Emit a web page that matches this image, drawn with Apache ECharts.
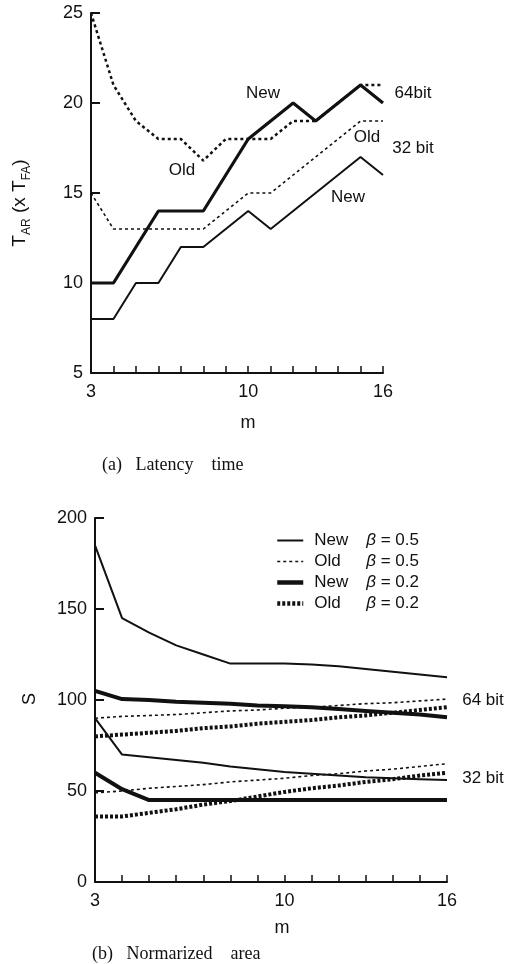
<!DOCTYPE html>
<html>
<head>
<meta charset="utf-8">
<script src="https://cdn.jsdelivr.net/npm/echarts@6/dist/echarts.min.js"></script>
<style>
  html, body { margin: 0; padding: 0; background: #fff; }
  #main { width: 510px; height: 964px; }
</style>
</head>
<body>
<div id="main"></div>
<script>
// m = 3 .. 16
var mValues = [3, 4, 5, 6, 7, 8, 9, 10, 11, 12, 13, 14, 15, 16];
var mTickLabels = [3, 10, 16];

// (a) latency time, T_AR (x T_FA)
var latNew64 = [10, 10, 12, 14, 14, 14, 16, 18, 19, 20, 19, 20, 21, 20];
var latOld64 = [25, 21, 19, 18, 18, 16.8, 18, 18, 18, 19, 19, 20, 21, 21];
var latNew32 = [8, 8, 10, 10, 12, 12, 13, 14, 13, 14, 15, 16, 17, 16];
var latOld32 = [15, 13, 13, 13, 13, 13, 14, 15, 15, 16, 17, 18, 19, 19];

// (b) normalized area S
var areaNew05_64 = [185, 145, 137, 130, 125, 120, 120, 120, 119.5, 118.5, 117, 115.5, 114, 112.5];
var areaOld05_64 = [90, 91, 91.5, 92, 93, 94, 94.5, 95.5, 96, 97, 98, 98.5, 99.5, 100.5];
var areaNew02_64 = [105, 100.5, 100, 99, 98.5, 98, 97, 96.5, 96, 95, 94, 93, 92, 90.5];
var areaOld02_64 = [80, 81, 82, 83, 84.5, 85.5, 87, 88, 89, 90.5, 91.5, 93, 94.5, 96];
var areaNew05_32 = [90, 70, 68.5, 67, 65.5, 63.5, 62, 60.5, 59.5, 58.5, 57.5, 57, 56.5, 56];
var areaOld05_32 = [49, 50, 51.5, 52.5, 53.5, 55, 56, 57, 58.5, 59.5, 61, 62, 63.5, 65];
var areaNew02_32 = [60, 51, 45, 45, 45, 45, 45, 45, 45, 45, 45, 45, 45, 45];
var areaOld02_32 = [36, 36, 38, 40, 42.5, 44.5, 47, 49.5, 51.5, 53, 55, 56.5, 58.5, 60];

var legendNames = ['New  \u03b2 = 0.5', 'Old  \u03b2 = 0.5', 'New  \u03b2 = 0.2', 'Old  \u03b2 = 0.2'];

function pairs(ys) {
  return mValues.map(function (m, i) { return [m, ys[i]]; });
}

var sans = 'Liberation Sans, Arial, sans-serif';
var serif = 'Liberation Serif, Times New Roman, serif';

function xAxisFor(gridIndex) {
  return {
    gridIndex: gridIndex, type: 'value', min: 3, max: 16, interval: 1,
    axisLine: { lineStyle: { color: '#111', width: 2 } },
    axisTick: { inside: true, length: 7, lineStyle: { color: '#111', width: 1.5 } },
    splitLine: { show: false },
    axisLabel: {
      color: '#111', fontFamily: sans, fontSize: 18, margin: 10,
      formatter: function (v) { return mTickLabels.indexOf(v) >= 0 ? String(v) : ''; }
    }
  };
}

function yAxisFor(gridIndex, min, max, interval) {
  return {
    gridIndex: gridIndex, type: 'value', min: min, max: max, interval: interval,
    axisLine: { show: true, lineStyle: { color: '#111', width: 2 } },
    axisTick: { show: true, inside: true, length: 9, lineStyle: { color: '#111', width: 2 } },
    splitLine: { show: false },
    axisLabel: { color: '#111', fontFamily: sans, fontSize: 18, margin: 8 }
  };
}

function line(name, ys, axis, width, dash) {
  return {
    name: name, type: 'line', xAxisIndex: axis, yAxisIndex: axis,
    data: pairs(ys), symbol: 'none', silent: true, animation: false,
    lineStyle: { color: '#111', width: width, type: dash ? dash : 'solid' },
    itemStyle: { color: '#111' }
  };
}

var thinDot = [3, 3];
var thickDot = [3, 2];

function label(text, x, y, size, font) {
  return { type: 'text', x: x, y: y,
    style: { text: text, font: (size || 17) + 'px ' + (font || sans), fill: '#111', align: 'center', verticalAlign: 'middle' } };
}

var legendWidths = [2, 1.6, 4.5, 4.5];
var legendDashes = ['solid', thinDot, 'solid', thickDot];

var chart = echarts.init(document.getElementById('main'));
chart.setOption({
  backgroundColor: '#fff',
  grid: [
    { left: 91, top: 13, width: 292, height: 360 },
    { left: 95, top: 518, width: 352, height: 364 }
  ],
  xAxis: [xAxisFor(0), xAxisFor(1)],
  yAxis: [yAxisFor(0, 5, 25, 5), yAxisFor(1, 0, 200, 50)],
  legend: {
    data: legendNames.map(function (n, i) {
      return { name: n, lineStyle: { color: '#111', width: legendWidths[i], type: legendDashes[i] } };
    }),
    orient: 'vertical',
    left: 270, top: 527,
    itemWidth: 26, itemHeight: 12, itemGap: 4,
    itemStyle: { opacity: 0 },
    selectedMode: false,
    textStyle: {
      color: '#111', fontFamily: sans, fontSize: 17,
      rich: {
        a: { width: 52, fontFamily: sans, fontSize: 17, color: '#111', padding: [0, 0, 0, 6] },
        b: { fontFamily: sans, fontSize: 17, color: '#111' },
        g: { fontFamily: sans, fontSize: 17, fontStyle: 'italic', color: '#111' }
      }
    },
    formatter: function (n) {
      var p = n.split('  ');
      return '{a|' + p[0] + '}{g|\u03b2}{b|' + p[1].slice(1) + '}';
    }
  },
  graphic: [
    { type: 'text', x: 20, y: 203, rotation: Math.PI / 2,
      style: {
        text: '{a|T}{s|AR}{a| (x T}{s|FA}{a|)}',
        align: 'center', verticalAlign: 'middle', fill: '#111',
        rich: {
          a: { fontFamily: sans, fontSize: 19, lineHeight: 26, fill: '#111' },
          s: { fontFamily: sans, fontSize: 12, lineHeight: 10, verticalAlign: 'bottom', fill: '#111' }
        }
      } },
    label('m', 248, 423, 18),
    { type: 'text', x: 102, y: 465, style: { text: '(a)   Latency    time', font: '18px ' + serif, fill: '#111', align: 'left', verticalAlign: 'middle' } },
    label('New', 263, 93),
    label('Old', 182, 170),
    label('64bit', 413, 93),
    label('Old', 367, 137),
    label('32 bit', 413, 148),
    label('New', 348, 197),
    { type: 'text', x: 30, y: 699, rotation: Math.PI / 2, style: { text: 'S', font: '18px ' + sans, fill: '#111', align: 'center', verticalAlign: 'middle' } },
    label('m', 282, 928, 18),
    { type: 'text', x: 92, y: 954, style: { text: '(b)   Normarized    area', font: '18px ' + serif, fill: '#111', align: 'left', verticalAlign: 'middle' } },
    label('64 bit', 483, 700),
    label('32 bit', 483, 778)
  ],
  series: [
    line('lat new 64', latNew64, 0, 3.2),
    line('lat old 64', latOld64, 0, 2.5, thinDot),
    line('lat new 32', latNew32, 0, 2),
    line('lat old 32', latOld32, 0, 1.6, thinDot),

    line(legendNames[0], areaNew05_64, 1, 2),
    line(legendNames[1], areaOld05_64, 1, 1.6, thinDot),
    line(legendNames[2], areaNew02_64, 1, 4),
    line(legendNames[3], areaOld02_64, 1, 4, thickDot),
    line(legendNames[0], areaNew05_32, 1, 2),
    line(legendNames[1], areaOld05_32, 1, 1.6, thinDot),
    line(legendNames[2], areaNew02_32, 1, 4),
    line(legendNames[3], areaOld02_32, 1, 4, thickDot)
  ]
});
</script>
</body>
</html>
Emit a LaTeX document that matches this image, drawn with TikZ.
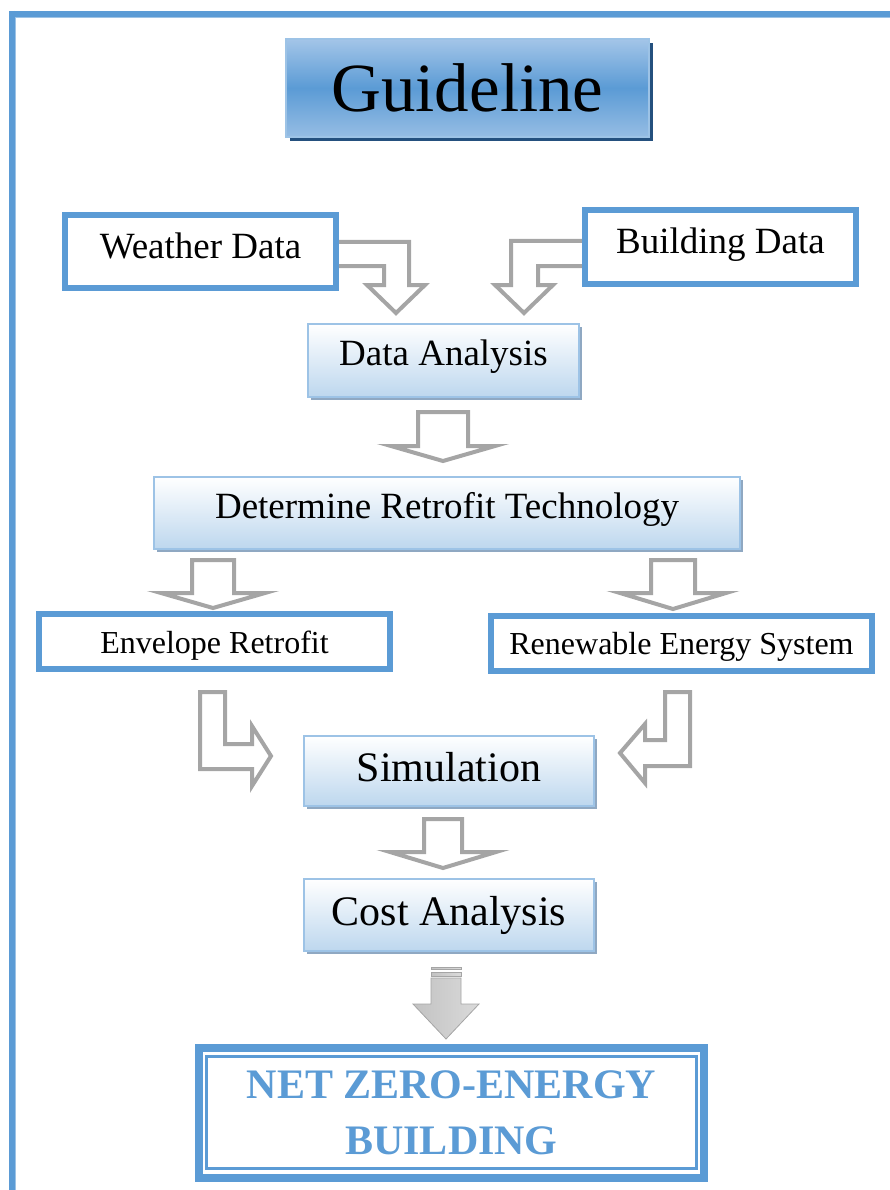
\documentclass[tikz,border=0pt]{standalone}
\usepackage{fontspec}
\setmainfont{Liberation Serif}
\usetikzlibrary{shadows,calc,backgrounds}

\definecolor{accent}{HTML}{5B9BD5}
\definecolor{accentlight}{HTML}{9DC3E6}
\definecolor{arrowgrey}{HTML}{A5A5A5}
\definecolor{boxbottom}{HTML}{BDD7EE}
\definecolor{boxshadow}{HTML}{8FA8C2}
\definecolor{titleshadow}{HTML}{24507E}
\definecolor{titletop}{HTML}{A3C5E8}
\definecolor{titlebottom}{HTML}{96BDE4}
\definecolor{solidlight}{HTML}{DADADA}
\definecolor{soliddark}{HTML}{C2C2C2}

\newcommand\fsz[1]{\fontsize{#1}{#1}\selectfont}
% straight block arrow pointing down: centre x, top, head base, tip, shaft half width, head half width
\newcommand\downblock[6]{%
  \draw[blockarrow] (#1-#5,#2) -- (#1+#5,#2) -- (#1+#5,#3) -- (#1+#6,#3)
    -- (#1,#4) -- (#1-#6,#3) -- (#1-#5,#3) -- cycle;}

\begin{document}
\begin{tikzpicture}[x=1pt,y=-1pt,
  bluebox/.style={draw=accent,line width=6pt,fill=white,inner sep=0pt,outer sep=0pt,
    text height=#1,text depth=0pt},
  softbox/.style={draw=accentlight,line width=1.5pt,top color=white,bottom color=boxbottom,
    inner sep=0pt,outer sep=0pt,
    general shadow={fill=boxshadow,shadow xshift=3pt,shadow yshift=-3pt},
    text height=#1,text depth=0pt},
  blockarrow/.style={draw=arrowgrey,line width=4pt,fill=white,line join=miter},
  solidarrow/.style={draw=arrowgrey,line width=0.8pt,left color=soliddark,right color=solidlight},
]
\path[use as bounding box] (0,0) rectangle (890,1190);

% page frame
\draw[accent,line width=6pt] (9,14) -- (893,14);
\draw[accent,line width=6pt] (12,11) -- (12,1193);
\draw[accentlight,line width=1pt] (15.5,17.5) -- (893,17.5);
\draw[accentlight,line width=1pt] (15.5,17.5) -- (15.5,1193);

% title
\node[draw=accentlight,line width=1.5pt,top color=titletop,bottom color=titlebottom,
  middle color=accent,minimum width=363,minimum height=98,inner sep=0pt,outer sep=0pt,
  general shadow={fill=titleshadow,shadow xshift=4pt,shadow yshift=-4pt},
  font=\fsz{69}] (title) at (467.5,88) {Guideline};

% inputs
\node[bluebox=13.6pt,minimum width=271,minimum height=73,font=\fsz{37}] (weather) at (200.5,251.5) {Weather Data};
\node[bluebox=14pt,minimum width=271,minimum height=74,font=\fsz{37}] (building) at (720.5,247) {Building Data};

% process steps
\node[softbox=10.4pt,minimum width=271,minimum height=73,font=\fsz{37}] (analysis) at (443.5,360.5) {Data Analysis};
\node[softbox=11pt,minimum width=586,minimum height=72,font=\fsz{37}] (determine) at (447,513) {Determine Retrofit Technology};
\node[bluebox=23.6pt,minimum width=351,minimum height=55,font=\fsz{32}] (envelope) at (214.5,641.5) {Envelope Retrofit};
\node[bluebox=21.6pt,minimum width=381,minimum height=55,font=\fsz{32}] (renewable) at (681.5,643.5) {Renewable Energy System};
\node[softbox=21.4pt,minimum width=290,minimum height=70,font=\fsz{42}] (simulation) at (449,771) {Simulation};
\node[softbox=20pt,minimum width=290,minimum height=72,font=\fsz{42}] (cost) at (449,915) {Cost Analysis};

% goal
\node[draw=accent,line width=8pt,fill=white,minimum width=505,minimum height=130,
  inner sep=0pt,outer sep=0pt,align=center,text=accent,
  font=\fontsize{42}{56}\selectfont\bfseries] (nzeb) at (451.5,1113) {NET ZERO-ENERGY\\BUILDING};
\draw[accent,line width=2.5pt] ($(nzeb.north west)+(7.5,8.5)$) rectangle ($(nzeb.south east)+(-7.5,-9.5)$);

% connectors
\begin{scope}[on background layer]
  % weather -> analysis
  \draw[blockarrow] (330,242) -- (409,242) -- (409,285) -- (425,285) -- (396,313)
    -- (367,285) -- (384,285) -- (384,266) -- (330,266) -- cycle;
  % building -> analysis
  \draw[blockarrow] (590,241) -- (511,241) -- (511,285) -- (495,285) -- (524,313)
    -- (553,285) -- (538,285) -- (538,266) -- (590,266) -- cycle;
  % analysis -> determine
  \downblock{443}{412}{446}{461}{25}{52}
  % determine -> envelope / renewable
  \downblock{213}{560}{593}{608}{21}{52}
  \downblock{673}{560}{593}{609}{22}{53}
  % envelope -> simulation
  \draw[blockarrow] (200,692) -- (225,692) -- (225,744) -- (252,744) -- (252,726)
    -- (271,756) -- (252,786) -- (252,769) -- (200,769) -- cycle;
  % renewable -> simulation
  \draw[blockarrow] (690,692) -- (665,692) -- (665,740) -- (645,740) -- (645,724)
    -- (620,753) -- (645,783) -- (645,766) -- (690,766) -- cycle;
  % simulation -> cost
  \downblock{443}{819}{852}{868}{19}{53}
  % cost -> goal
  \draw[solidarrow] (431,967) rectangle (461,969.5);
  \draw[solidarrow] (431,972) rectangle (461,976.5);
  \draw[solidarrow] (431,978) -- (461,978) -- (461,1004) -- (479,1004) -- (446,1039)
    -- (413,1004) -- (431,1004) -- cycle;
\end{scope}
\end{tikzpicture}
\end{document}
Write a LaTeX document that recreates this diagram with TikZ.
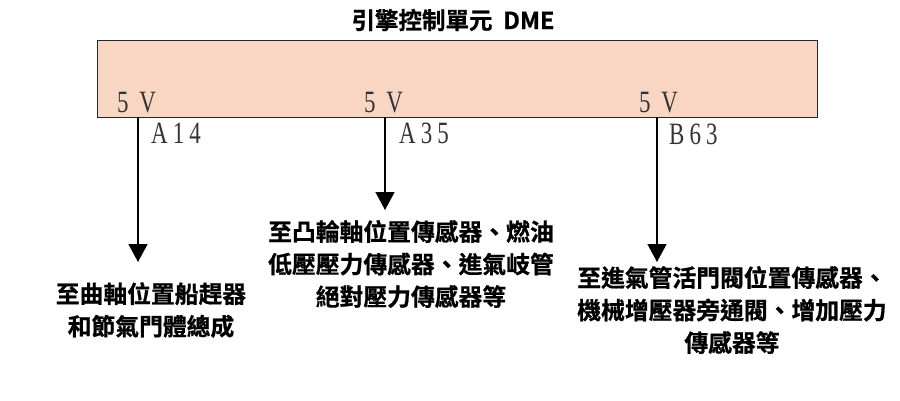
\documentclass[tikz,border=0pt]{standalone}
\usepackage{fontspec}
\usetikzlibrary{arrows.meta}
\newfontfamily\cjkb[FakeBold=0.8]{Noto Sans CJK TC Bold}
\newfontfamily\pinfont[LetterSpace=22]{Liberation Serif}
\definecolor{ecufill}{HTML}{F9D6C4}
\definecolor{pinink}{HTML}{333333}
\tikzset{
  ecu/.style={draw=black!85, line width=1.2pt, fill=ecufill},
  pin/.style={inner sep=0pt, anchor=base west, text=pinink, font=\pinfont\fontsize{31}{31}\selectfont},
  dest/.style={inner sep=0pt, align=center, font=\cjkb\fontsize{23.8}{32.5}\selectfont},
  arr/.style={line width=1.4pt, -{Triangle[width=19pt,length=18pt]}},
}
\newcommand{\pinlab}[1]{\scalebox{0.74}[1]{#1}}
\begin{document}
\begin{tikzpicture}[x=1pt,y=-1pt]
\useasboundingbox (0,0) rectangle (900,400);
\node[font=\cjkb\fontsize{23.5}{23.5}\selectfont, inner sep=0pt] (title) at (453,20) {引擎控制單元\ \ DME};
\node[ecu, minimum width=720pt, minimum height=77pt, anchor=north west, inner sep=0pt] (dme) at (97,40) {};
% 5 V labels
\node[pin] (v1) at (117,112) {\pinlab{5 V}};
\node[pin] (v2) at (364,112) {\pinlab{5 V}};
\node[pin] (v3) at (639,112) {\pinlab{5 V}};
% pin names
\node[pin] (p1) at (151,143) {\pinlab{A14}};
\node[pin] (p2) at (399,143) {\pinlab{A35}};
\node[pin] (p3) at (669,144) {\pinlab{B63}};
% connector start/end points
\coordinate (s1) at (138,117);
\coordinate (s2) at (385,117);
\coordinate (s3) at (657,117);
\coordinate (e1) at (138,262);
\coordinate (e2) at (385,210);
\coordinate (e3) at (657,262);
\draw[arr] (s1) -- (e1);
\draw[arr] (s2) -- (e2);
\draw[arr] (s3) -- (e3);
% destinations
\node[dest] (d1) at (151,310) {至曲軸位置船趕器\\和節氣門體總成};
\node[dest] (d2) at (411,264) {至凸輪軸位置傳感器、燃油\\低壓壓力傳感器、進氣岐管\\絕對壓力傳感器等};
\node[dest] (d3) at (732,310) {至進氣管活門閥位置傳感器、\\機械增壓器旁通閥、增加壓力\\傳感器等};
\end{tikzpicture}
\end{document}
============
Leave the pictures out and reproduce exactly the lines from the top of the listing above through the line with "var serif = 'Liberation".

* **Result for this task**
Emit a web page that matches this image, drawn with Apache ECharts.
<!DOCTYPE html>
<html>
<head>
<meta charset="utf-8">
<script src="https://cdn.jsdelivr.net/npm/echarts@6/dist/echarts.min.js"></script>
<style>
  html, body { margin: 0; padding: 0; background: #fff; }
  #main { width: 510px; height: 964px; }
</style>
</head>
<body>
<div id="main"></div>
<script>
// m = 3 .. 16
var mValues = [3, 4, 5, 6, 7, 8, 9, 10, 11, 12, 13, 14, 15, 16];
var mTickLabels = [3, 10, 16];

// (a) latency time, T_AR (x T_FA)
var latNew64 = [10, 10, 12, 14, 14, 14, 16, 18, 19, 20, 19, 20, 21, 20];
var latOld64 = [25, 21, 19, 18, 18, 16.8, 18, 18, 18, 19, 19, 20, 21, 21];
var latNew32 = [8, 8, 10, 10, 12, 12, 13, 14, 13, 14, 15, 16, 17, 16];
var latOld32 = [15, 13, 13, 13, 13, 13, 14, 15, 15, 16, 17, 18, 19, 19];

// (b) normalized area S
var areaNew05_64 = [185, 145, 137, 130, 125, 120, 120, 120, 119.5, 118.5, 117, 115.5, 114, 112.5];
var areaOld05_64 = [90, 91, 91.5, 92, 93, 94, 94.5, 95.5, 96, 97, 98, 98.5, 99.5, 100.5];
var areaNew02_64 = [105, 100.5, 100, 99, 98.5, 98, 97, 96.5, 96, 95, 94, 93, 92, 90.5];
var areaOld02_64 = [80, 81, 82, 83, 84.5, 85.5, 87, 88, 89, 90.5, 91.5, 93, 94.5, 96];
var areaNew05_32 = [90, 70, 68.5, 67, 65.5, 63.5, 62, 60.5, 59.5, 58.5, 57.5, 57, 56.5, 56];
var areaOld05_32 = [49, 50, 51.5, 52.5, 53.5, 55, 56, 57, 58.5, 59.5, 61, 62, 63.5, 65];
var areaNew02_32 = [60, 51, 45, 45, 45, 45, 45, 45, 45, 45, 45, 45, 45, 45];
var areaOld02_32 = [36, 36, 38, 40, 42.5, 44.5, 47, 49.5, 51.5, 53, 55, 56.5, 58.5, 60];

var legendNames = ['New  \u03b2 = 0.5', 'Old  \u03b2 = 0.5', 'New  \u03b2 = 0.2', 'Old  \u03b2 = 0.2'];

function pairs(ys) {
  return mValues.map(function (m, i) { return [m, ys[i]]; });
}

var sans = 'Liberation Sans, Arial, sans-serif';
var serif = 'Liberation Serif, Times New Roman, serif';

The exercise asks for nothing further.